Cook County Circuit Clerk Dorothy Brown

Garcia dismissed Gassman’s complaint as moot on May 23, 2017.

The plaintiffs appealed that dismissal, saying the dispute is active because Brown’s office is still collecting improper fees and the refund she offered wasn’t negotiable, meaning it failed to provide the full relief sought at trial. 

A three-justice panel of the Illinois First District Appellate Court issued an opinion on that appeal March 12. Justice Mary Anne Mason wrote the opinion; Justices Aurelia Pucinski and Michael Hyman concurred.

In its defense, Brown’s office submitted a Feb. 21, 2017, memo from its general counsel, Kelly Smeltzer, detailing changes in the fee collection policy. But A&G said it was charged a $90 fee for filing a motion to vacate a dismissal on March 7, and said another plaintiff was assessed the same fee on the same date.

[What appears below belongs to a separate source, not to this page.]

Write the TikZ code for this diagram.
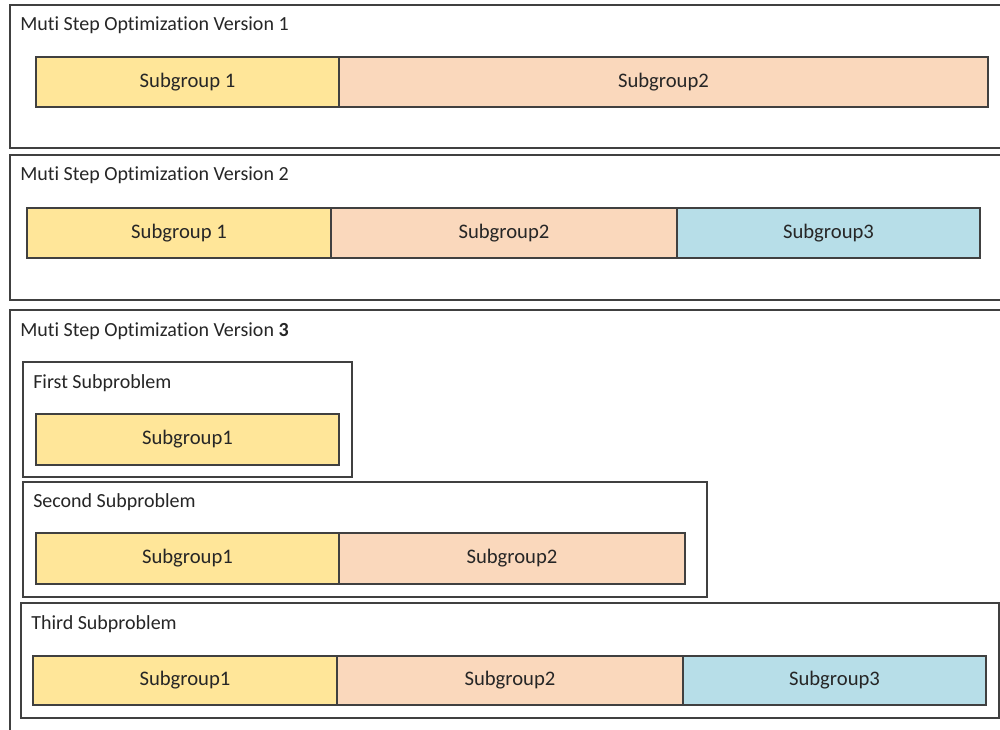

Like Gassman’s original complaint, the two suits that generated filing fees on March 7 had been dismissed for want of prosecution, which are not considered to be final judgments under the law until at least a year has passed from the time of dismissal with no attempt by the plaintiff to resuscitate the case.

“Although the Smeltzer memo may have been intended to comply with our mandate,” Mason wrote, “its instruction to collect fees for all petitions to vacate or modify ‘dismissal(s)’ still encompasses some nonfinal orders.”

Gassman said the refund check was unacceptable because it was made out to the wrong law firm — Novoselsky Law Office instead of Jonathan Novoselsky P.C. — and couldn’t be negotiated. Mason explained the 2014 complaint was filed through David Novoselsky, of Novoselsky Law Offices P.C., but he withdrew from the case and was replaced by Jonathan Novoselsky P.C., with different contact information.

According to the panel, Brown “was apparently aware of Jonathan’s status as plaintiffs’ counsel, since she correctly sent notice of her motion to dismiss to Jonathan at his firm. Moreover, if there was any uncertainty as to whom the tender should be made, it was incumbent upon the Clerk to clarify that fact before making the tender.”

Brown said David Novoselsky could’ve signed the check to Jonathan Novoselsky, but the panel agreed with the plaintiffs’ position that doing so would have violated the Illinois Rules of Professional Conduct.

“Even more fundamentally, we fail to see why, if a defendant proffers a tender to the wrong entity, that error would be cured by the possibility that the entity might later deliver the tender to the correct entity," Mason wrote.

Since the panel determined Gassman’s complaint should remain active in circuit court, it didn’t analyze whether it needed to apply a public interest exception to the mootness doctrine.